The podcast discusses BloombergNEF's 2025 Energy Transition Investment Trends report, revealing a record $2.3 trillion investment, an 8% increase but a slower growth pace. Key shifts include a global dip in renewable energy due to China's policy changes, while Europe, the Middle East, and Africa saw significant growth, collectively investing more than China. Emerging sectors like clean industry and carbon capture gained momentum, though hydrogen and nuclear saw declines for specific reasons.
Summarized by Podsumo
Total energy transition investment hit a record $2.3 trillion in 2025, up 8% year-on-year, but growth has decelerated from previous rapid expansion, such as 27% in 2021.
Global renewable energy investment dipped by 9.5%, primarily driven by policy changes in China. However, investment in renewables continued to grow in other regions when China was excluded.
Growth in Europe, the Middle East, and Africa (EMEA) offset softer investment in China. Notably, the combined investment from the US, EU, and UK ('the West') collectively out-invested China's $800 billion in 2025, a turnaround from the previous year.
Clean industry and carbon capture (CCS) saw renewed momentum, with CCS funding increasing by approximately 60%. In contrast, hydrogen investment declined by 20%, and nuclear investment slightly dropped due to large project completions rather than negative sentiment.
Debt issuance for energy transition purposes reached $1.2 trillion, significantly overshadowing the $77 billion raised in equity by climate tech companies, indicating the increasing maturity and scale of the sector.
"What we do with this report is we really track where is the money actually flowing in these clean energy sectors, which technologies are attracting money, which are growing, which aren't, and how is that differing by geography, and by doing so, I think it provides a really important baseline to begin the year of where, where are we actually globally in the energy transition, what's going well, and what maybe isn't going so well."

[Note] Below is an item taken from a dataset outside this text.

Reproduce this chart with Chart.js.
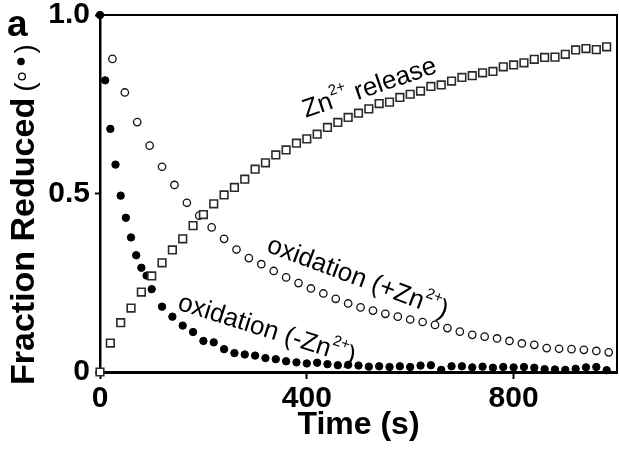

"Absolutely, and so it's true that China is in the lead China invested 800 billion out of the 2.3 trillion last year globally so really impressive and far upfront in the lead as an individual market but to your point about the race you know if there is a race going on if you add together the US the European Union and the UK these three markets and let's say you call that the West which is an oversimplification but imagine that's the West that West group invested more than China last year which not a lot of people would necessarily appreciate it."